Egg prices have surged dramatically in recent months, driven by a combination of bird flu outbreaks, rising production costs, and new state regulations on how hens are housed. If you’ve noticed eggs costing $5 to $10 a dozen depending on where you live, you’re not imagining things. A few overlapping forces explain why.
Some searchers may also be wondering why eggs are high in cholesterol or nutrients. That’s covered below too, since eggs pack a surprisingly dense nutritional profile into a small package.
Bird Flu Is the Biggest Price Driver
The highly pathogenic avian influenza virus, H5N1, has forced U.S. poultry farmers to cull more than 150 million chickens since January 2024. When a flock tests positive, the entire operation is typically depopulated to contain the spread. That’s an enormous hit to the nation’s laying hen population, and it takes months for farms to restock and return to full production.
The result: egg supply is roughly 7 to 10% lower than it would be without those losses. That gap between supply and demand has pushed retail prices as high as $9 a dozen in some areas, with grocery stores periodically running out between wholesale shipments. Even a modest supply shortage in a product this widely consumed creates intense price pressure at the register.
Cage-Free Laws Add to the Cost
Since 2018, California, Massachusetts, and close to a dozen other states have adopted laws requiring that all eggs sold within their borders come from cage-free hens. These housing systems give birds more space and freedom of movement, but they cost more to operate. Labor costs alone can triple compared to conventional cage systems, and feed costs run about 2.6% higher in aviary-style barns.
The price difference is visible across state lines. In January, a dozen eggs cost $6.29 in Royal Oak, Michigan (a cage-free mandate state), while just over the border in Toledo, Ohio (no such law), eggs were under $4. In California, prices have approached $10 a dozen, nearly double the national average of just under $5. A study in the American Journal of Agricultural Economics estimated that California’s cage-free law alone would cause annual welfare losses of $72 million for households in the state.
Nevada took the unusual step of building an emergency clause into its cage-free law, allowing the mandate to be temporarily suspended for 120 days during supply crises. The federal Department of Agriculture has also signaled interest in examining whether state-level cage-free mandates are contributing to price volatility.

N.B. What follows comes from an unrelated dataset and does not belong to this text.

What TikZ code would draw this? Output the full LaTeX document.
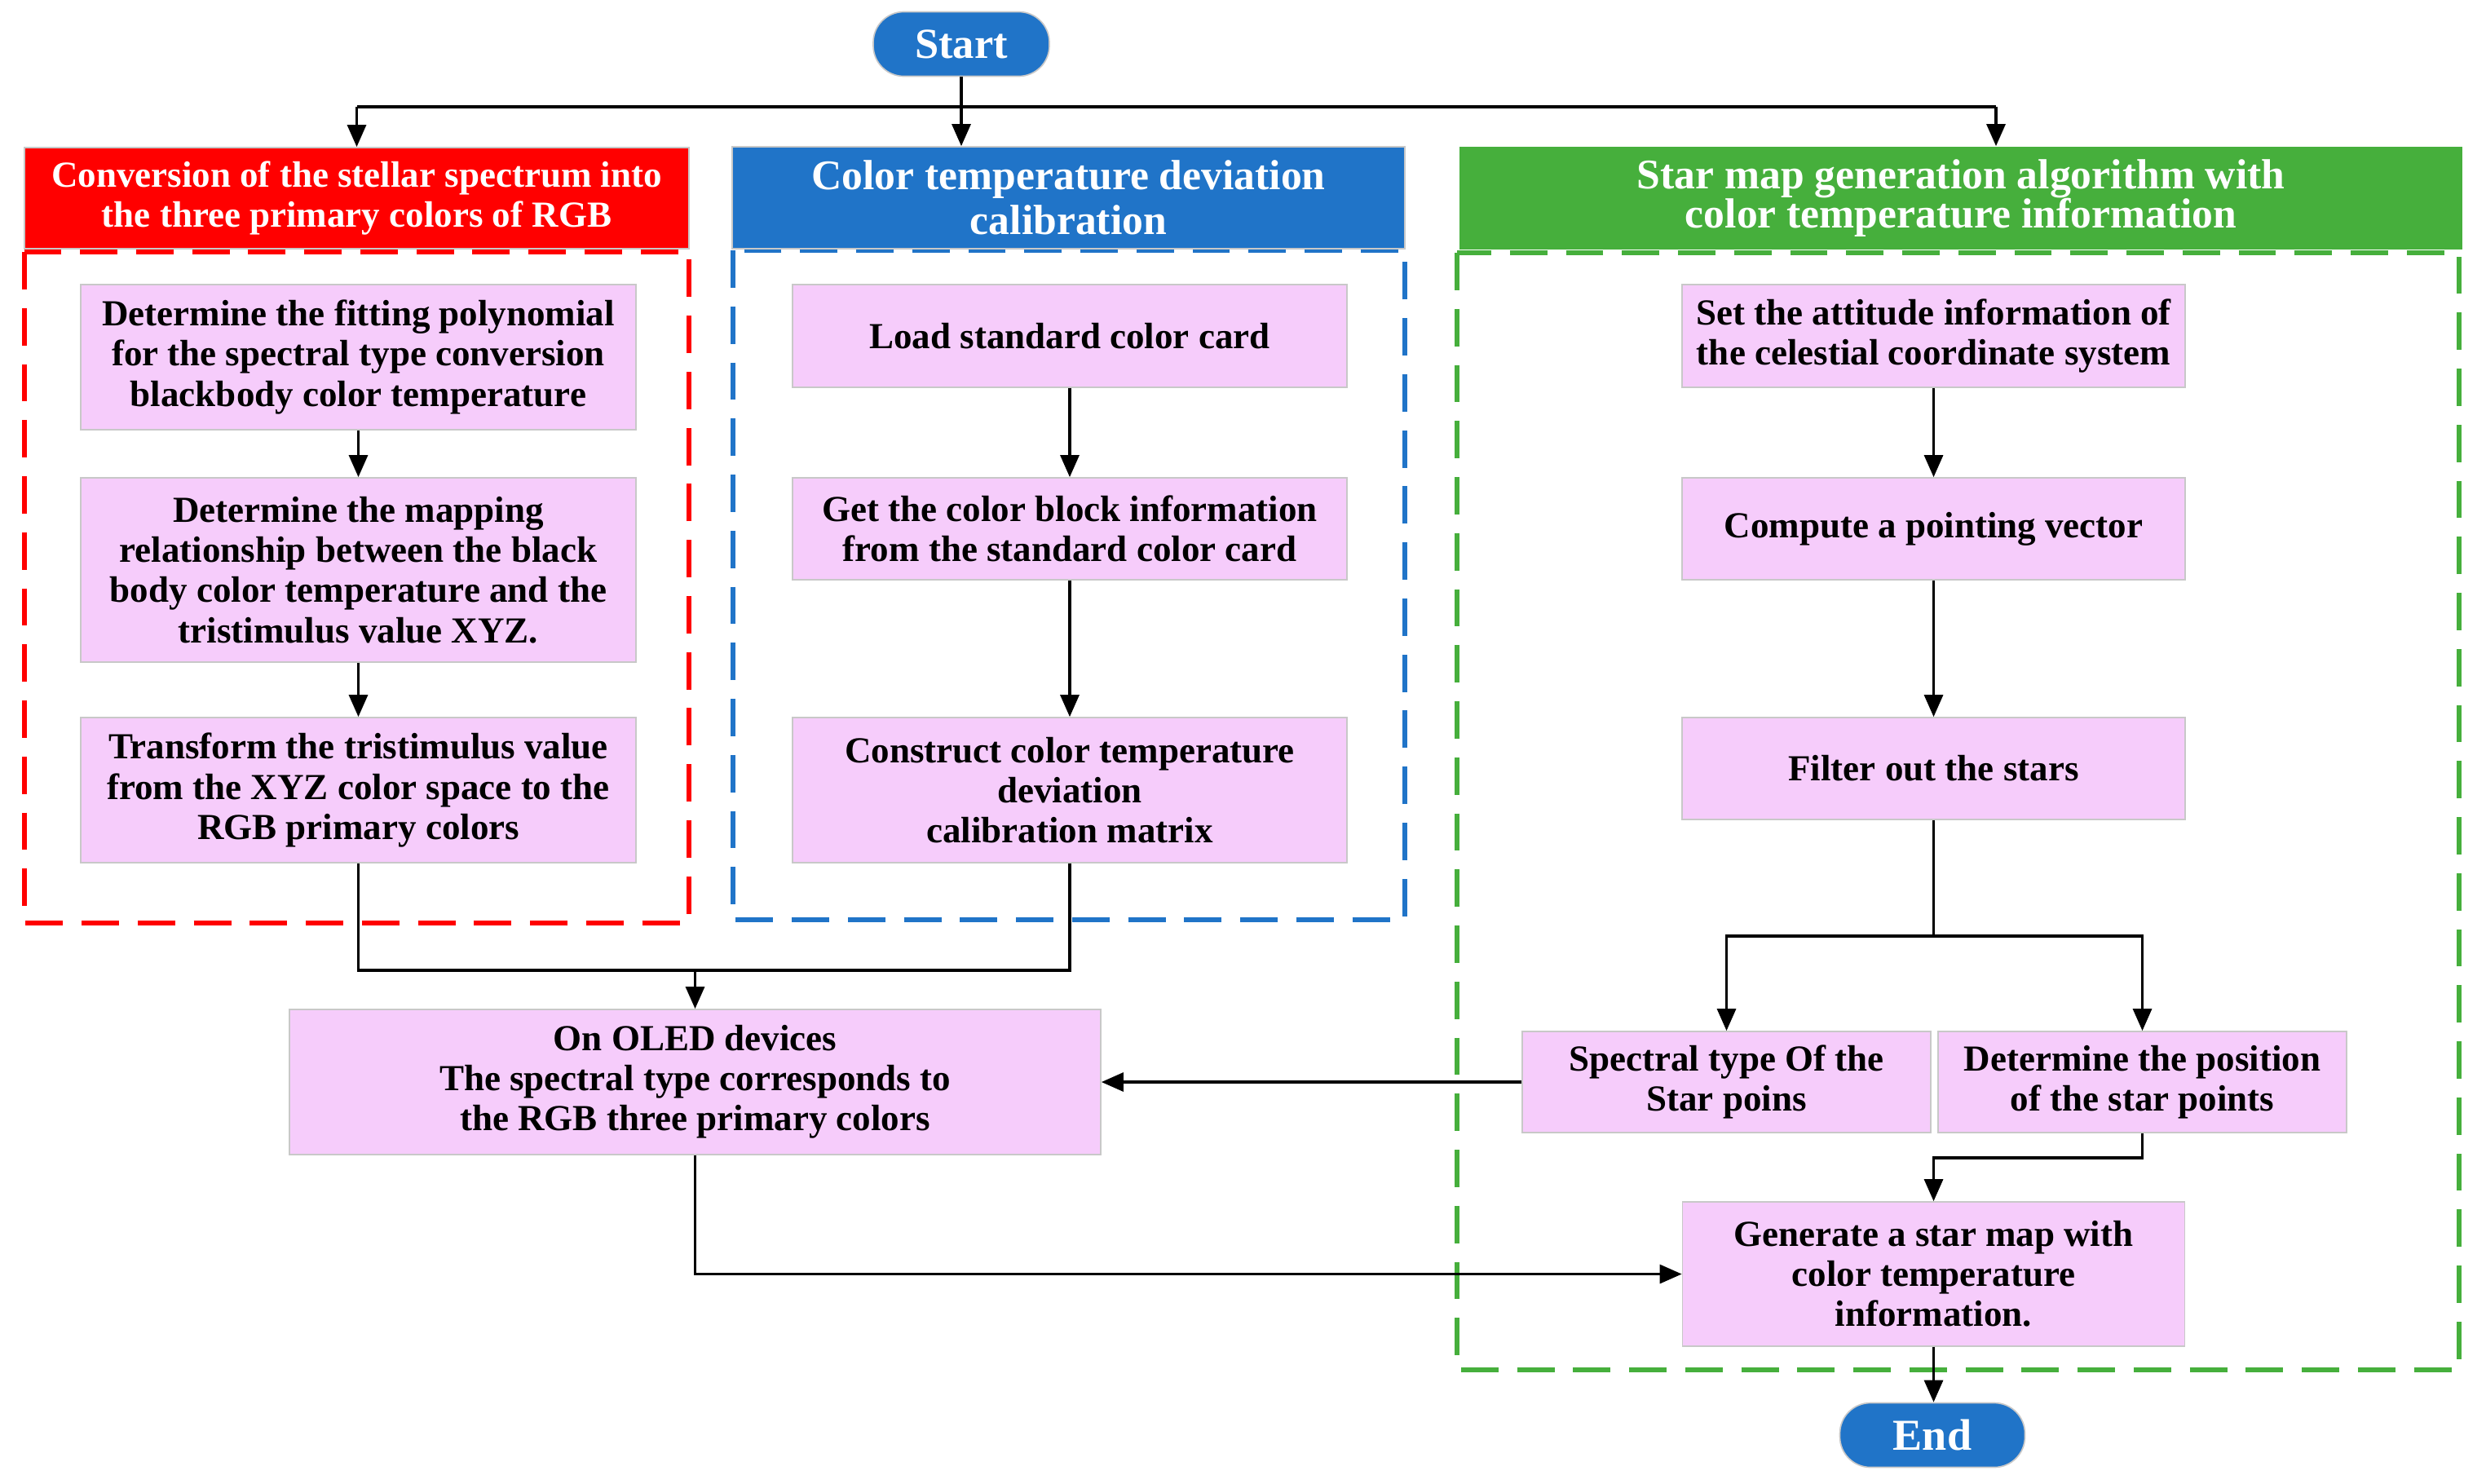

Feed, Fuel, and Labor Costs
Beyond bird flu and regulation, the basic inputs for egg production have gotten more expensive. Hens eat corn and soybean meal, and those commodity prices have fluctuated significantly in recent years. Energy costs for heating, cooling, and lighting barns factor in too. These aren’t dramatic headline-makers like avian flu, but they form a steady upward baseline that makes eggs more expensive to produce regardless of flock size.
Why Eggs Are High in Cholesterol
If your search was about nutrition rather than price, here’s the short answer: one large egg contains about 186 milligrams of cholesterol, all of it concentrated in the yolk. Egg whites contain zero cholesterol. That 186 mg figure made eggs a dietary villain for decades, but the picture has shifted considerably.
For most people, the cholesterol you eat has only a modest effect on the cholesterol circulating in your blood. Your liver produces the majority of your blood cholesterol and adjusts its output based on what you consume. Eat more cholesterol, and your liver typically dials back its own production. This internal regulation means a daily egg doesn’t move the needle much for the average person. The American Heart Association supports consuming up to one whole egg per day as part of a healthy dietary pattern for people with normal cholesterol levels.
There’s an important exception. Some people are “hyper-responders,” meaning their blood cholesterol rises and falls strongly in response to dietary cholesterol. For these individuals, limiting cholesterol-rich foods can make a real difference. If you have high cholesterol or heart disease, it’s worth knowing whether you fall into this category.
What Makes Eggs So Nutrient-Dense
Eggs are high in more than just cholesterol. They’re one of the richest dietary sources of choline, a nutrient essential for brain function and nervous system signaling. A single yolk provides about 115 mg of choline, more per serving than milk or most other common foods. Most people don’t get enough choline from their diet.
Yolks also contain lutein and zeaxanthin, two antioxidants that protect eye health and are the only carotenoids capable of crossing into brain tissue. They accumulate in the retina and the brain, where they play a role in both vision and cognitive function. Eggs also supply DHA, an omega-3 fat linked to brain development, along with B vitamins, vitamin D, selenium, and iron.
On the protein side, eggs are essentially the gold standard. Their protein digestibility score is a perfect 1.0, matching whey protein and casein. This means your body can absorb and use virtually all of the protein an egg provides. One large egg delivers about 6 grams of complete protein, containing all the essential amino acids in proportions your body can readily use. For a food that costs (even at today’s inflated prices) well under a dollar per serving, eggs remain one of the most efficient sources of high-quality nutrition available.